I’m still curious about the island’s other historic and natural sites. Part of what makes Daufuskie so captivating is the freedom to go down one dirt road or another, where you’re almost daring yourself to get turned around. It feels like an adventure to explore one sandy path marked with a crooked wooden sign nailed to a tree that reads, “The Road Less Traveled”. Of course, I followed it, hoping that my electric cart would hold its charge.
I see the Sarah Grant Home, where the former midwife who was married to an undertaker lived; the First Union Baptist Church, built in 1884, which is still in use today; and Bloody Lighthouse and Silver Dew Winery—the winery was once the wick house, where the oil, wicks, and lamps for the lighthouse were stored. I shake hands with artist, Chase Allen, and peruse his hand-cut, hammered and painted metal work at The Iron Fish Gallery & Studio.
The next day, I rode a horse on the beach, past washed up jellyfish, broken shells and kids digging clamorously in the sand, an experience everyone should try at least once.
Lunch at Lucy Bells, where deviled crab, okra, fried tomatoes and southern favorites are on the menu, was the ideal spot to fuel up and rest under the shade of an oak tree.

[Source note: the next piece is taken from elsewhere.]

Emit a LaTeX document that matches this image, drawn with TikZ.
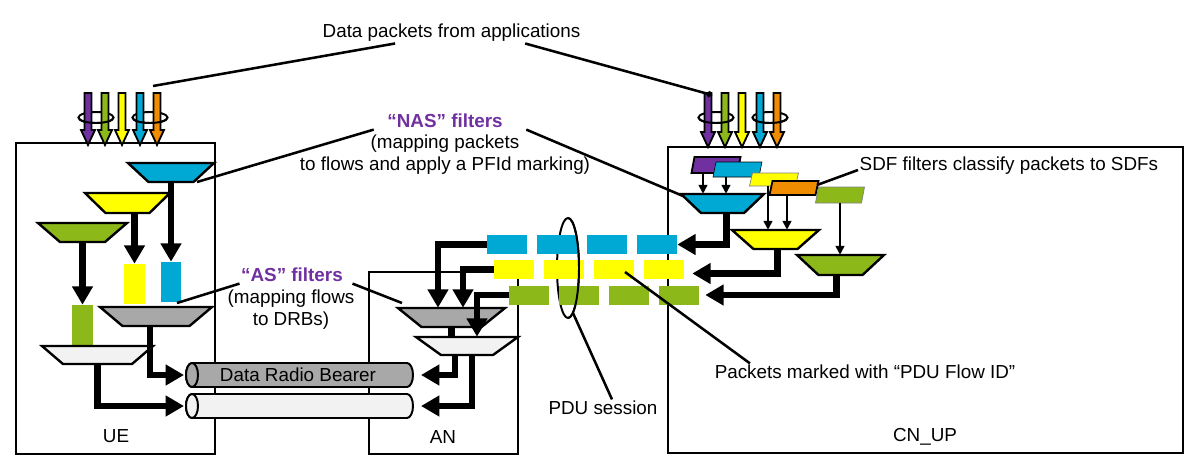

Rounding out the day, I learned about the natural side of the island with an Eco Tour with Tour Daufuskie, where edible mushrooms thrive near the marsh and marine ecosystems. We spotted alligators, wood storks, and Grey Fox Squirrels and took our time getting from point A to point B.
Lead guide and managing director, Anna Clark, tells me about the guided kayak tours that explore the rivers and tidal creeks that surround Daufuskie Island, where there are egret, great blue heron, eagle, and osprey sightings. I make a mental note in case I ever find my way back here again.
While Haig Point is manicured and stylish, with delectable dining experiences—The Calibogue Club is unrivaled, yoga and tennis offerings, two swimming pools and a fitness center, the rest of the Daufuskie is an inimitable adventure, wild and overgrown in parts, where you wonder how many snakes are burrowed under the vegetation. There’s one golden thread, however, that connects all parts of the island into one glorious tapestry: community. Locals, no matter where you’re at on Daufuskie, will warm your heart and make you feel like you’re a part of something. Maybe it’s simply small town life, conducive to relationship building, or maybe it’s the magnetism of Daufuskie.